Return each line of the listing that contains the string "this".

Input material |
-----
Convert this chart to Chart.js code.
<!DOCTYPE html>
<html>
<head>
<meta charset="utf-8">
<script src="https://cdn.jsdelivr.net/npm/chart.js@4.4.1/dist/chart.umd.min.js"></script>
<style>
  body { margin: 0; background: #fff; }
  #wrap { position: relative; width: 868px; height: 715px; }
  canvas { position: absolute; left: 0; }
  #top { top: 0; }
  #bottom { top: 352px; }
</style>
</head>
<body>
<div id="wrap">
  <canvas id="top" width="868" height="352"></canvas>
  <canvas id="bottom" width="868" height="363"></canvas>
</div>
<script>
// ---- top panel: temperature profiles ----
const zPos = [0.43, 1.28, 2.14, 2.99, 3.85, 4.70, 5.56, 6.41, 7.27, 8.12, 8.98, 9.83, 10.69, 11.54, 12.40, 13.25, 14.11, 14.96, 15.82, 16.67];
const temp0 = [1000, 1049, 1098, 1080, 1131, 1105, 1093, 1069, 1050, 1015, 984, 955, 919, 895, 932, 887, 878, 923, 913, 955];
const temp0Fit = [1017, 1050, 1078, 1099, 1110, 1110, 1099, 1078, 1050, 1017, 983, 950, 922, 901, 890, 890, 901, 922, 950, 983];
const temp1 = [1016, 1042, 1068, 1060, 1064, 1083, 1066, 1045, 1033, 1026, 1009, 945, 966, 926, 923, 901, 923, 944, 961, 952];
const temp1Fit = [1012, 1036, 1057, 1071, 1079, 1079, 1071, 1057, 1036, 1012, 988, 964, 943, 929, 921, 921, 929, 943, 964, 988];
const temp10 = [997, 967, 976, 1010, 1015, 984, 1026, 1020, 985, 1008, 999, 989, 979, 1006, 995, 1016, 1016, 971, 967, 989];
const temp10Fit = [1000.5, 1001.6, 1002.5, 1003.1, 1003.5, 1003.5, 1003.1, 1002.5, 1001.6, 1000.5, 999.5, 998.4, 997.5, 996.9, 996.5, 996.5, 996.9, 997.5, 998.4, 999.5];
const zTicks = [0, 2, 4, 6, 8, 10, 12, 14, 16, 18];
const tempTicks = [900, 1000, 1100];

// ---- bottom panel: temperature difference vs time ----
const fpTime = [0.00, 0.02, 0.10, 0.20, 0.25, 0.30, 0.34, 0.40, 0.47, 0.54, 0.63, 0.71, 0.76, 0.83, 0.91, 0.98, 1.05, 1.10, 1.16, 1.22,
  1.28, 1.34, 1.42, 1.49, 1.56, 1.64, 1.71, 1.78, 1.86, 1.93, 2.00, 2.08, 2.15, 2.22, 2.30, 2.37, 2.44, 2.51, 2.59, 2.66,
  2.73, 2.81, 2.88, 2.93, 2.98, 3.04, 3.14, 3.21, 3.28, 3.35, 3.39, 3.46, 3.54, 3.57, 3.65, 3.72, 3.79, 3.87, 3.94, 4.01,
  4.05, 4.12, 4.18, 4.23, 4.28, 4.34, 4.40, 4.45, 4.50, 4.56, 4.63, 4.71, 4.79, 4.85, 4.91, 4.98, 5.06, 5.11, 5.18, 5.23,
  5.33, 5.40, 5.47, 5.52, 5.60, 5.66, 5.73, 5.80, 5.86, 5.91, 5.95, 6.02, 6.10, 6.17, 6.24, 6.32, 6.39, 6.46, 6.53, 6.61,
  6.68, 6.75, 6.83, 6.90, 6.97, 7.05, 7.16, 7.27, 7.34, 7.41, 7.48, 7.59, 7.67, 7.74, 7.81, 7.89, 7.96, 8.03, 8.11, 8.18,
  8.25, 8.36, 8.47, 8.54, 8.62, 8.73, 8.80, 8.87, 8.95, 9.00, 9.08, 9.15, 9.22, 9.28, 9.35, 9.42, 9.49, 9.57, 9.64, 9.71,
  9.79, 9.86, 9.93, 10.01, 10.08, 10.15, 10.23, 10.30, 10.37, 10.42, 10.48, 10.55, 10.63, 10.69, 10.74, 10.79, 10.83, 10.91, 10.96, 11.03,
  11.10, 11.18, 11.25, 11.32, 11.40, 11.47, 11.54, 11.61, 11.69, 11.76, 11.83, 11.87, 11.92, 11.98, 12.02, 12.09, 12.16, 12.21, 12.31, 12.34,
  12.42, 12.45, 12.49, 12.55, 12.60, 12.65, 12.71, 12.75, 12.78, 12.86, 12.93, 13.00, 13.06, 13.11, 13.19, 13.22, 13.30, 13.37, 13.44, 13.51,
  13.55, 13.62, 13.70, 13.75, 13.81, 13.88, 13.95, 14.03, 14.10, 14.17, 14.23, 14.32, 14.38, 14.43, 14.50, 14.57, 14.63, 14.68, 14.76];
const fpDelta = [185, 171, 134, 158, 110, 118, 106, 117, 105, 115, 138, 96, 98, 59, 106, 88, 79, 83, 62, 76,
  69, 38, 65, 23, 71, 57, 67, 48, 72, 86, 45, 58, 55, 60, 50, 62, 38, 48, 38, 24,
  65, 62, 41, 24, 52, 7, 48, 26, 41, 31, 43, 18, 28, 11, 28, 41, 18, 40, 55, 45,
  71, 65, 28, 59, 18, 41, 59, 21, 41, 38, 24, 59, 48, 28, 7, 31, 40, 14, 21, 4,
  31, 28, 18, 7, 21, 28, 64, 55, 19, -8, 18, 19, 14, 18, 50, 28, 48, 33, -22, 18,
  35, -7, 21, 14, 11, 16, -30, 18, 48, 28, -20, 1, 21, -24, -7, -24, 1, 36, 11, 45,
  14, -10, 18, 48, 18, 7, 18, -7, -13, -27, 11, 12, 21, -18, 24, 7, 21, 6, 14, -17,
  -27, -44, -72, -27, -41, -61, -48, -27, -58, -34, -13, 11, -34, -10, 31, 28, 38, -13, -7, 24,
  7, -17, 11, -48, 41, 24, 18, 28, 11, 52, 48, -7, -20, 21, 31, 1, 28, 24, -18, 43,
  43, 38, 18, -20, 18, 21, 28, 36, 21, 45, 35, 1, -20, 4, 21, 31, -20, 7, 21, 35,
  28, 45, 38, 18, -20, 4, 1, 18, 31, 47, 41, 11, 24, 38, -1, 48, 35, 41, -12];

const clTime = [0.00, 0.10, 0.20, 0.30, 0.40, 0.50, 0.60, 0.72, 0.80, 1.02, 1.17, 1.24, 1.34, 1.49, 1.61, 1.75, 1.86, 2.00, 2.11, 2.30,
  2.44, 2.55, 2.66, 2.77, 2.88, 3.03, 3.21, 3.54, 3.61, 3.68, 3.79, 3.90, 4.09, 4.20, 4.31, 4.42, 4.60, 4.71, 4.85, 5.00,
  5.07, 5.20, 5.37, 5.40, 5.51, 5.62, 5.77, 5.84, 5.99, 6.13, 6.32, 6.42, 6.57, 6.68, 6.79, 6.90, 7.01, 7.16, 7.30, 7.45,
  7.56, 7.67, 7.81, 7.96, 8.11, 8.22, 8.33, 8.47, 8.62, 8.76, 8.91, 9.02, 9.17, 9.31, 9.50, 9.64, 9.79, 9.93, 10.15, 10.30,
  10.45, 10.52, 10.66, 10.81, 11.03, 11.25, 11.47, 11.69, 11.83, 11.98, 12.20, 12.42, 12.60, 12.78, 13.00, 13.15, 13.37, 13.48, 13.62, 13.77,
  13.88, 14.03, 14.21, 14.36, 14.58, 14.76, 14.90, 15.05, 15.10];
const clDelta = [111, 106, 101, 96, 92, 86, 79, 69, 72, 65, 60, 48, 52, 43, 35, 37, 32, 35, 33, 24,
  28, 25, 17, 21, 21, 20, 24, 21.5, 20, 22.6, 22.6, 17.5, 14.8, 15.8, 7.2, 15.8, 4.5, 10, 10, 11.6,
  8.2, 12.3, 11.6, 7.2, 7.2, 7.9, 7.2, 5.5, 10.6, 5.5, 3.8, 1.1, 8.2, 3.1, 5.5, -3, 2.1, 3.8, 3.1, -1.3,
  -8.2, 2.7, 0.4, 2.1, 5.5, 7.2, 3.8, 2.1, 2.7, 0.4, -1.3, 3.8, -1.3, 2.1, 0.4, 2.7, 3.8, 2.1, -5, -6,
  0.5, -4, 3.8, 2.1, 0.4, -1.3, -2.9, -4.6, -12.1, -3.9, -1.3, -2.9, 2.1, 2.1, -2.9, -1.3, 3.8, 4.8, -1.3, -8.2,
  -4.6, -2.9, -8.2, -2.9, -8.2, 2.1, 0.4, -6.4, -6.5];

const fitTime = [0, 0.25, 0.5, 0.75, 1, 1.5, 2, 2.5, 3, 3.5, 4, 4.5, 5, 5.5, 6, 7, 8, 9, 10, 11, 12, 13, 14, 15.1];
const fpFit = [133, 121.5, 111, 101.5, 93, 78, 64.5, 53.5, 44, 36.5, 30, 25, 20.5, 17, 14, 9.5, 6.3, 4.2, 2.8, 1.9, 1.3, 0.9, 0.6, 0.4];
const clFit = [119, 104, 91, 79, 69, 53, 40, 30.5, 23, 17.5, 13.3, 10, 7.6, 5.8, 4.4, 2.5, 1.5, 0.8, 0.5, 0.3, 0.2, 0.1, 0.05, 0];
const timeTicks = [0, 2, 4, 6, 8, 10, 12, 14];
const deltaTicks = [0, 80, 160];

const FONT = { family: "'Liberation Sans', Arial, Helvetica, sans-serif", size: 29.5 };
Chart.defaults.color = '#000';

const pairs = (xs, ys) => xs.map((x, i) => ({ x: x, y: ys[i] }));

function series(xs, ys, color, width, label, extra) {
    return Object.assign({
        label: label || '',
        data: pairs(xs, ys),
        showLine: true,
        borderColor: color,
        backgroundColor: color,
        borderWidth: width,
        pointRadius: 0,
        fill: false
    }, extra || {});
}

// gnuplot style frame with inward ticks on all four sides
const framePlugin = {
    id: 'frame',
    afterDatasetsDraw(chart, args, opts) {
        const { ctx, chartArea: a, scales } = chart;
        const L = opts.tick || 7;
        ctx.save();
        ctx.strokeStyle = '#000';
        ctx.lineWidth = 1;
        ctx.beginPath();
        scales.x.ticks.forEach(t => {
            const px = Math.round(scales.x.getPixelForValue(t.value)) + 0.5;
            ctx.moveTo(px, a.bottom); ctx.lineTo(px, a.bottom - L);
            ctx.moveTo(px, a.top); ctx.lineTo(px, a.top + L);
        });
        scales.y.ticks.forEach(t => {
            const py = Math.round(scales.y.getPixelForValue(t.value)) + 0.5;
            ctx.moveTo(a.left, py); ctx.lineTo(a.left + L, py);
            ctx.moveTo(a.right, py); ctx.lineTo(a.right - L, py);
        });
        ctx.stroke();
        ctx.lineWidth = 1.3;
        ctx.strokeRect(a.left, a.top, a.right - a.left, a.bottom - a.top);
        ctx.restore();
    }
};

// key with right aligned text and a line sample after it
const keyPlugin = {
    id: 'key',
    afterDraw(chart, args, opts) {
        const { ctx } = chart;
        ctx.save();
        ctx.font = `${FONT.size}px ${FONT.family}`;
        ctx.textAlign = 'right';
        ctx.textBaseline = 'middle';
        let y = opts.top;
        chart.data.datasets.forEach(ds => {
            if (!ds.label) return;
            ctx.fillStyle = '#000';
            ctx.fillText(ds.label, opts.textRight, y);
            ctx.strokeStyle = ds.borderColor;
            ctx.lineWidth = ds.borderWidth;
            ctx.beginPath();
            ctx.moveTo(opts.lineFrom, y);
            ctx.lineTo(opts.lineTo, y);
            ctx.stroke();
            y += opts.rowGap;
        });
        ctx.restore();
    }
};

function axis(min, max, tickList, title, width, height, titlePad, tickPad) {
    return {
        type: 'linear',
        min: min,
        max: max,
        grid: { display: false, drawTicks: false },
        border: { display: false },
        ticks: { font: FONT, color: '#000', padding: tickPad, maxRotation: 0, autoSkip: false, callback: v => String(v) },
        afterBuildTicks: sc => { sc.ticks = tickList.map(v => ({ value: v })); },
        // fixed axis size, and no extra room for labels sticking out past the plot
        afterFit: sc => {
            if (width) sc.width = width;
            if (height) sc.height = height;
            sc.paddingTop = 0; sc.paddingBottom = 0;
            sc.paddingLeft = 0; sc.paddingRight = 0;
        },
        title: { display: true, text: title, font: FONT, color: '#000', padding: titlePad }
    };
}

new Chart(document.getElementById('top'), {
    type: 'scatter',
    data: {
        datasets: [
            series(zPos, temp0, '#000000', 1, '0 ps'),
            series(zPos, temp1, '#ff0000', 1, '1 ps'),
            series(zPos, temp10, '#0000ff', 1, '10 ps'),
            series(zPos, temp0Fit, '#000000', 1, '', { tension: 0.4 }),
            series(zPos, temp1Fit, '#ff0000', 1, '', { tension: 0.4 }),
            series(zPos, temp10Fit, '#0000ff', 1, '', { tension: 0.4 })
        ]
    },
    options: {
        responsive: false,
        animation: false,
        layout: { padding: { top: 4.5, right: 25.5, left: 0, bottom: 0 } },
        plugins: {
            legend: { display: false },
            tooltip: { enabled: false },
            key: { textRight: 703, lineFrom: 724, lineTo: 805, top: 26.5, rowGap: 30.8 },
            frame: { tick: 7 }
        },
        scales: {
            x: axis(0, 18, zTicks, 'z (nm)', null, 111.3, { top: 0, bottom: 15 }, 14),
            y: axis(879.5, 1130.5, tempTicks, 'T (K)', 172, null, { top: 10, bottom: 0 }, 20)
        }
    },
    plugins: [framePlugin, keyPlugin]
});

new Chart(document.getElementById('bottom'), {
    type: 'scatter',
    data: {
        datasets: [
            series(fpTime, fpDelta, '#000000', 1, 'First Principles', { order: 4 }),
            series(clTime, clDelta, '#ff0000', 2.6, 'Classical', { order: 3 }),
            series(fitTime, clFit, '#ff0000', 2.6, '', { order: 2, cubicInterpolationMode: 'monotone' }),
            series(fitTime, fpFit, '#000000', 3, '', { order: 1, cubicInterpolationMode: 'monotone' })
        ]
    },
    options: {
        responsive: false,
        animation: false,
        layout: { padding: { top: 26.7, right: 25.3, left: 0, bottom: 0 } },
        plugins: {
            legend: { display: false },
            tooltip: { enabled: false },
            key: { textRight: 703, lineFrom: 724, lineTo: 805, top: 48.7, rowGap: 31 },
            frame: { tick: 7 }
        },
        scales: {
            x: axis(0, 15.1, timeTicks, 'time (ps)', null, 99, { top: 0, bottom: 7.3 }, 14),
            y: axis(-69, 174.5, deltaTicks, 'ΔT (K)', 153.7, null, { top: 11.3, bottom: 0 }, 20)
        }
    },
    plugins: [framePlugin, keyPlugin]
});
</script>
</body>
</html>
-----
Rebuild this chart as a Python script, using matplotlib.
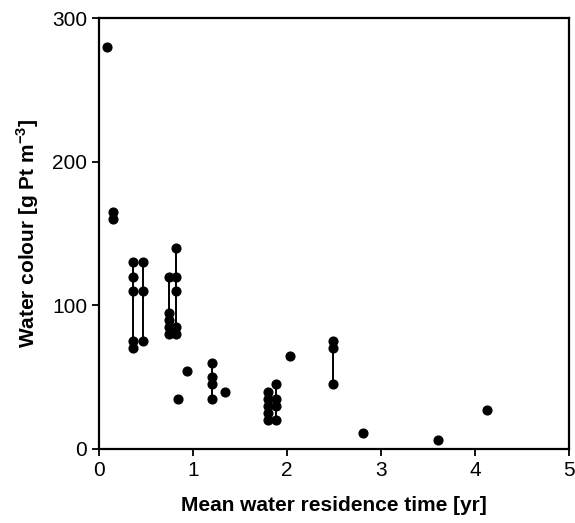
-----
Complete answer |
Convert this chart to Chart.js code.
Rebuild this chart as a Python script, using matplotlib.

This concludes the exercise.